▸ Supplied data:
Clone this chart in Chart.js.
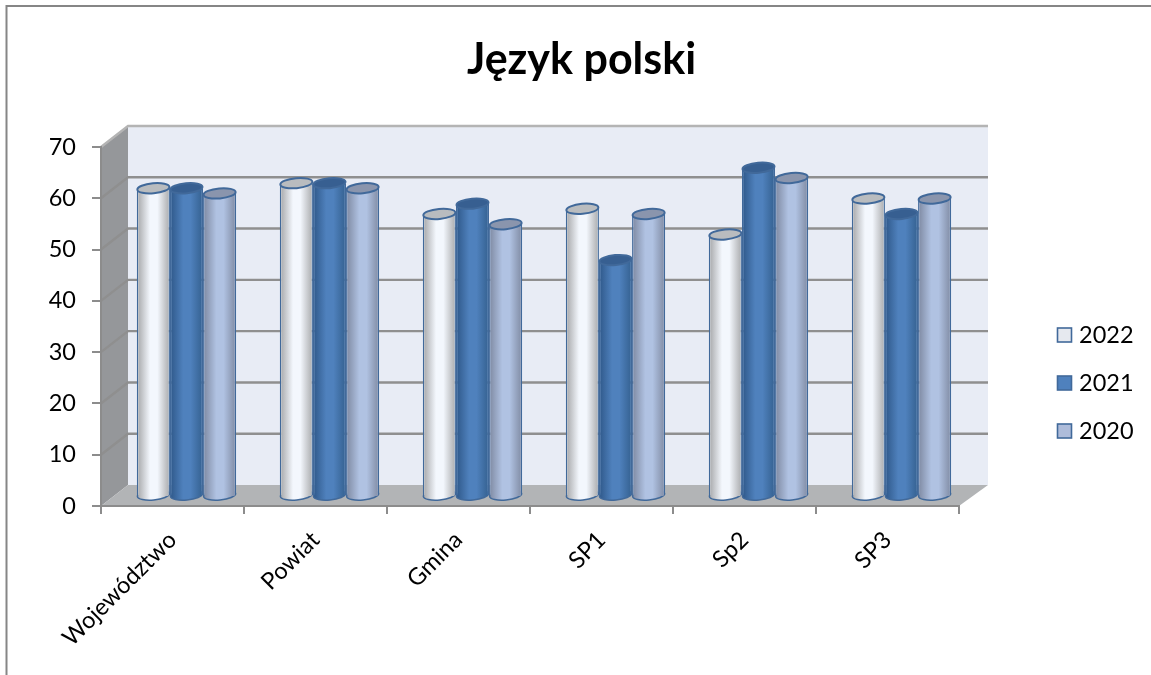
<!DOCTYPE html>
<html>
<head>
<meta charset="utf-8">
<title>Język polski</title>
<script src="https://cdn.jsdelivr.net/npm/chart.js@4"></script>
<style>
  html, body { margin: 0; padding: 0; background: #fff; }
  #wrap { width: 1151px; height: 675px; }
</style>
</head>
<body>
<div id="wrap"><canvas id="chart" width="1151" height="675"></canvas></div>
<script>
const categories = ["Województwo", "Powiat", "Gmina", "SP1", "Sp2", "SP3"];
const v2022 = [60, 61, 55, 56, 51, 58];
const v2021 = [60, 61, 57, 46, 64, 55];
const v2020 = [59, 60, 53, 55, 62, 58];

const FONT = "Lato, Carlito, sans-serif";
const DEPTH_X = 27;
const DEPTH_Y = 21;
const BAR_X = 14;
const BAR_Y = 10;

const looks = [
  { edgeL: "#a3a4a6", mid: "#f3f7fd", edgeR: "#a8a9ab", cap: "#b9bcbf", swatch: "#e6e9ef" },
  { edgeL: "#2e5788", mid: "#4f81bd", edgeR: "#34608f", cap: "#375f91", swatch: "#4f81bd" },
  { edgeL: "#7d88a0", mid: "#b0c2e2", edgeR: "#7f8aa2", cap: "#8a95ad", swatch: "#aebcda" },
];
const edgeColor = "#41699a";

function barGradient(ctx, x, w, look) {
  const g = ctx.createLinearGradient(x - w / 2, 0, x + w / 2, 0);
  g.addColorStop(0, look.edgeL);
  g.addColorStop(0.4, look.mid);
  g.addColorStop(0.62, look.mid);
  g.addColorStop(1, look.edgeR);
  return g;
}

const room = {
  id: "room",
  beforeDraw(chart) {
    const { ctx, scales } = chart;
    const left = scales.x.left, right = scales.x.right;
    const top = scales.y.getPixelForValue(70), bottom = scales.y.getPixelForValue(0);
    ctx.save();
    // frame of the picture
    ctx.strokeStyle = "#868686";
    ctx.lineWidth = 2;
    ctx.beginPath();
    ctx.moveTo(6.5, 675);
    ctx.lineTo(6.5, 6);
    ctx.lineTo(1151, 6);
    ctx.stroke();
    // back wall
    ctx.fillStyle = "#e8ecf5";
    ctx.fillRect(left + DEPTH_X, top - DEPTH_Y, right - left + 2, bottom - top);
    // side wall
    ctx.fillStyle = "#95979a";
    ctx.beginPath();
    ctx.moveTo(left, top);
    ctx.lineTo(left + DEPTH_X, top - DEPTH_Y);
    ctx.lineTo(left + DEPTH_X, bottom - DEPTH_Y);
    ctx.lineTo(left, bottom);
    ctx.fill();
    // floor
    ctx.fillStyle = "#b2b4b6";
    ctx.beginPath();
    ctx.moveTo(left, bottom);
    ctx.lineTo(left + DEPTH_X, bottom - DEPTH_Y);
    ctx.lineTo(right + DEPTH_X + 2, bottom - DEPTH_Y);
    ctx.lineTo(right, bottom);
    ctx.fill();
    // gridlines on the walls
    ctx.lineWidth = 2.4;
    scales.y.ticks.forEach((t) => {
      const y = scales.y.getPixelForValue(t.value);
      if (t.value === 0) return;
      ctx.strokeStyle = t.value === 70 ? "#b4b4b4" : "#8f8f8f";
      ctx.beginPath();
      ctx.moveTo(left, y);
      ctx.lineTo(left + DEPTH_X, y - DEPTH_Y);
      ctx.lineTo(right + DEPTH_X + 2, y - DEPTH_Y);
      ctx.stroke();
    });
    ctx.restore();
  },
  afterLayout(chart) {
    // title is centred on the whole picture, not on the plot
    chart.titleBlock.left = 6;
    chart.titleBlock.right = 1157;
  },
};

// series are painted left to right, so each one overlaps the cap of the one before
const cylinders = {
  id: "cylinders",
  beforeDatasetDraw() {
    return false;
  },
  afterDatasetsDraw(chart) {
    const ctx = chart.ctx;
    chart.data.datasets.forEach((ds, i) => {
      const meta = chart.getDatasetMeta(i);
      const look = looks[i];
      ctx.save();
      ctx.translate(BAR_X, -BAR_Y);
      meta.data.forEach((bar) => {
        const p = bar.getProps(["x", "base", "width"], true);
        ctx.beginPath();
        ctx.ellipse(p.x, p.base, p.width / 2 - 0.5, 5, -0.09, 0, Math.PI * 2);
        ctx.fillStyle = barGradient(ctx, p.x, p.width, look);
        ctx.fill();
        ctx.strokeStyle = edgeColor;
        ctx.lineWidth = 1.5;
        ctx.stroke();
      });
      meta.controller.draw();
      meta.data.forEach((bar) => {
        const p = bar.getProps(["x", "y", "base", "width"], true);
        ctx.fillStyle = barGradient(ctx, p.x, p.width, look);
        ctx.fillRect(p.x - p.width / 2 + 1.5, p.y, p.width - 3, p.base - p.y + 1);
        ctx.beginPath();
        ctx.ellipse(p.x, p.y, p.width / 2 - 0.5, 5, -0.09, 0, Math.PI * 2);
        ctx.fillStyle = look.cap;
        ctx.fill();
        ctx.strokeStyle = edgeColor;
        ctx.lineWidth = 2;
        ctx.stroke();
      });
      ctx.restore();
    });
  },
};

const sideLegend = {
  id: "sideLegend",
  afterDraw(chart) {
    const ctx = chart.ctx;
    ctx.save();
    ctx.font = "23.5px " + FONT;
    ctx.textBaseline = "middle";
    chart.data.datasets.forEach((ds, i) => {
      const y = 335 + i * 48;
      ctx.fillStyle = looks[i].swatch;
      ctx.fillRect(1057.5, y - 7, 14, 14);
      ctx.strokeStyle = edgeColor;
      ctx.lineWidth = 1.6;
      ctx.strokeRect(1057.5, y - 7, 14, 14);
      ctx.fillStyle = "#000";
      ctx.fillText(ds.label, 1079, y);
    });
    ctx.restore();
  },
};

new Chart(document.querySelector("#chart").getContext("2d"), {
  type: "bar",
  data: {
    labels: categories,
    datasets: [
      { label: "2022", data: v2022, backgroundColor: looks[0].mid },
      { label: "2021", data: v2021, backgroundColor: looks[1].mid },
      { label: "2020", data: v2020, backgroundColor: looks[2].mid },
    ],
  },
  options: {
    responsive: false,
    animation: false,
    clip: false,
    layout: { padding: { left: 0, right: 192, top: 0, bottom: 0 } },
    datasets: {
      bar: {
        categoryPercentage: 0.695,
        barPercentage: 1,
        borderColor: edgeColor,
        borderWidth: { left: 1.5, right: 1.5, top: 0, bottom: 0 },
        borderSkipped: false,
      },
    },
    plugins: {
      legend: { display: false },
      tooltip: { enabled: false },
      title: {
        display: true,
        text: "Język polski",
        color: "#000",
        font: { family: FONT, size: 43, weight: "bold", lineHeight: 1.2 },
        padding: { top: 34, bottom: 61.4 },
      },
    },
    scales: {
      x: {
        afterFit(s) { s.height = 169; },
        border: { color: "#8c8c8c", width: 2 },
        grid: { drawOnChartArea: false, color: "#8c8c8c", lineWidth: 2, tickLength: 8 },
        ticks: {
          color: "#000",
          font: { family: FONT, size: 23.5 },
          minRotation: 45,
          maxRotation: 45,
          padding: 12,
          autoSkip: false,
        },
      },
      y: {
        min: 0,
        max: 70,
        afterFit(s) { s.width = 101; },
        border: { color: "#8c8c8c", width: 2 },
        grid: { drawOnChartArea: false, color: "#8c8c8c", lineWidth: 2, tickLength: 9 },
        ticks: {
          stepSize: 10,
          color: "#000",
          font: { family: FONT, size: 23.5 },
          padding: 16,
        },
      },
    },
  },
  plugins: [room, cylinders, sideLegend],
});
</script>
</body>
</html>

▸ Problem: Go through the material above and print all of it exactly, except the pictures.

▸ Worked solution:
Clone this chart in Chart.js.
<!DOCTYPE html>
<html>
<head>
<meta charset="utf-8">
<title>Język polski</title>
<script src="https://cdn.jsdelivr.net/npm/chart.js@4"></script>
<style>
  html, body { margin: 0; padding: 0; background: #fff; }
  #wrap { width: 1151px; height: 675px; }
</style>
</head>
<body>
<div id="wrap"><canvas id="chart" width="1151" height="675"></canvas></div>
<script>
const categories = ["Województwo", "Powiat", "Gmina", "SP1", "Sp2", "SP3"];
const v2022 = [60, 61, 55, 56, 51, 58];
const v2021 = [60, 61, 57, 46, 64, 55];
const v2020 = [59, 60, 53, 55, 62, 58];

const FONT = "Lato, Carlito, sans-serif";
const DEPTH_X = 27;
const DEPTH_Y = 21;
const BAR_X = 14;
const BAR_Y = 10;

const looks = [
  { edgeL: "#a3a4a6", mid: "#f3f7fd", edgeR: "#a8a9ab", cap: "#b9bcbf", swatch: "#e6e9ef" },
  { edgeL: "#2e5788", mid: "#4f81bd", edgeR: "#34608f", cap: "#375f91", swatch: "#4f81bd" },
  { edgeL: "#7d88a0", mid: "#b0c2e2", edgeR: "#7f8aa2", cap: "#8a95ad", swatch: "#aebcda" },
];
const edgeColor = "#41699a";

function barGradient(ctx, x, w, look) {
  const g = ctx.createLinearGradient(x - w / 2, 0, x + w / 2, 0);
  g.addColorStop(0, look.edgeL);
  g.addColorStop(0.4, look.mid);
  g.addColorStop(0.62, look.mid);
  g.addColorStop(1, look.edgeR);
  return g;
}

const room = {
  id: "room",
  beforeDraw(chart) {
    const { ctx, scales } = chart;
    const left = scales.x.left, right = scales.x.right;
    const top = scales.y.getPixelForValue(70), bottom = scales.y.getPixelForValue(0);
    ctx.save();
    // frame of the picture
    ctx.strokeStyle = "#868686";
    ctx.lineWidth = 2;
    ctx.beginPath();
    ctx.moveTo(6.5, 675);
    ctx.lineTo(6.5, 6);
    ctx.lineTo(1151, 6);
    ctx.stroke();
    // back wall
    ctx.fillStyle = "#e8ecf5";
    ctx.fillRect(left + DEPTH_X, top - DEPTH_Y, right - left + 2, bottom - top);
    // side wall
    ctx.fillStyle = "#95979a";
    ctx.beginPath();
    ctx.moveTo(left, top);
    ctx.lineTo(left + DEPTH_X, top - DEPTH_Y);
    ctx.lineTo(left + DEPTH_X, bottom - DEPTH_Y);
    ctx.lineTo(left, bottom);
    ctx.fill();
    // floor
    ctx.fillStyle = "#b2b4b6";
    ctx.beginPath();
    ctx.moveTo(left, bottom);
    ctx.lineTo(left + DEPTH_X, bottom - DEPTH_Y);
    ctx.lineTo(right + DEPTH_X + 2, bottom - DEPTH_Y);
    ctx.lineTo(right, bottom);
    ctx.fill();
    // gridlines on the walls
    ctx.lineWidth = 2.4;
    scales.y.ticks.forEach((t) => {
      const y = scales.y.getPixelForValue(t.value);
      if (t.value === 0) return;
      ctx.strokeStyle = t.value === 70 ? "#b4b4b4" : "#8f8f8f";
      ctx.beginPath();
      ctx.moveTo(left, y);
      ctx.lineTo(left + DEPTH_X, y - DEPTH_Y);
      ctx.lineTo(right + DEPTH_X + 2, y - DEPTH_Y);
      ctx.stroke();
    });
    ctx.restore();
  },
  afterLayout(chart) {
    // title is centred on the whole picture, not on the plot
    chart.titleBlock.left = 6;
    chart.titleBlock.right = 1157;
  },
};

// series are painted left to right, so each one overlaps the cap of the one before
const cylinders = {
  id: "cylinders",
  beforeDatasetDraw() {
    return false;
  },
  afterDatasetsDraw(chart) {
    const ctx = chart.ctx;
    chart.data.datasets.forEach((ds, i) => {
      const meta = chart.getDatasetMeta(i);
      const look = looks[i];
      ctx.save();
      ctx.translate(BAR_X, -BAR_Y);
      meta.data.forEach((bar) => {
        const p = bar.getProps(["x", "base", "width"], true);
        ctx.beginPath();
        ctx.ellipse(p.x, p.base, p.width / 2 - 0.5, 5, -0.09, 0, Math.PI * 2);
        ctx.fillStyle = barGradient(ctx, p.x, p.width, look);
        ctx.fill();
        ctx.strokeStyle = edgeColor;
        ctx.lineWidth = 1.5;
        ctx.stroke();
      });
      meta.controller.draw();
      meta.data.forEach((bar) => {
        const p = bar.getProps(["x", "y", "base", "width"], true);
        ctx.fillStyle = barGradient(ctx, p.x, p.width, look);
        ctx.fillRect(p.x - p.width / 2 + 1.5, p.y, p.width - 3, p.base - p.y + 1);
        ctx.beginPath();
        ctx.ellipse(p.x, p.y, p.width / 2 - 0.5, 5, -0.09, 0, Math.PI * 2);
        ctx.fillStyle = look.cap;
        ctx.fill();
        ctx.strokeStyle = edgeColor;
        ctx.lineWidth = 2;
        ctx.stroke();
      });
      ctx.restore();
    });
  },
};

const sideLegend = {
  id: "sideLegend",
  afterDraw(chart) {
    const ctx = chart.ctx;
    ctx.save();
    ctx.font = "23.5px " + FONT;
    ctx.textBaseline = "middle";
    chart.data.datasets.forEach((ds, i) => {
      const y = 335 + i * 48;
      ctx.fillStyle = looks[i].swatch;
      ctx.fillRect(1057.5, y - 7, 14, 14);
      ctx.strokeStyle = edgeColor;
      ctx.lineWidth = 1.6;
      ctx.strokeRect(1057.5, y - 7, 14, 14);
      ctx.fillStyle = "#000";
      ctx.fillText(ds.label, 1079, y);
    });
    ctx.restore();
  },
};

new Chart(document.querySelector("#chart").getContext("2d"), {
  type: "bar",
  data: {
    labels: categories,
    datasets: [
      { label: "2022", data: v2022, backgroundColor: looks[0].mid },
      { label: "2021", data: v2021, backgroundColor: looks[1].mid },
      { label: "2020", data: v2020, backgroundColor: looks[2].mid },
    ],
  },
  options: {
    responsive: false,
    animation: false,
    clip: false,
    layout: { padding: { left: 0, right: 192, top: 0, bottom: 0 } },
    datasets: {
      bar: {
        categoryPercentage: 0.695,
        barPercentage: 1,
        borderColor: edgeColor,
        borderWidth: { left: 1.5, right: 1.5, top: 0, bottom: 0 },
        borderSkipped: false,
      },
    },
    plugins: {
      legend: { display: false },
      tooltip: { enabled: false },
      title: {
        display: true,
        text: "Język polski",
        color: "#000",
        font: { family: FONT, size: 43, weight: "bold", lineHeight: 1.2 },
        padding: { top: 34, bottom: 61.4 },
      },
    },
    scales: {
      x: {
        afterFit(s) { s.height = 169; },
        border: { color: "#8c8c8c", width: 2 },
        grid: { drawOnChartArea: false, color: "#8c8c8c", lineWidth: 2, tickLength: 8 },
        ticks: {
          color: "#000",
          font: { family: FONT, size: 23.5 },
          minRotation: 45,
          maxRotation: 45,
          padding: 12,
          autoSkip: false,
        },
      },
      y: {
        min: 0,
        max: 70,
        afterFit(s) { s.width = 101; },
        border: { color: "#8c8c8c", width: 2 },
        grid: { drawOnChartArea: false, color: "#8c8c8c", lineWidth: 2, tickLength: 9 },
        ticks: {
          stepSize: 10,
          color: "#000",
          font: { family: FONT, size: 23.5 },
          padding: 16,
        },
      },
    },
  },
  plugins: [room, cylinders, sideLegend],
});
</script>
</body>
</html>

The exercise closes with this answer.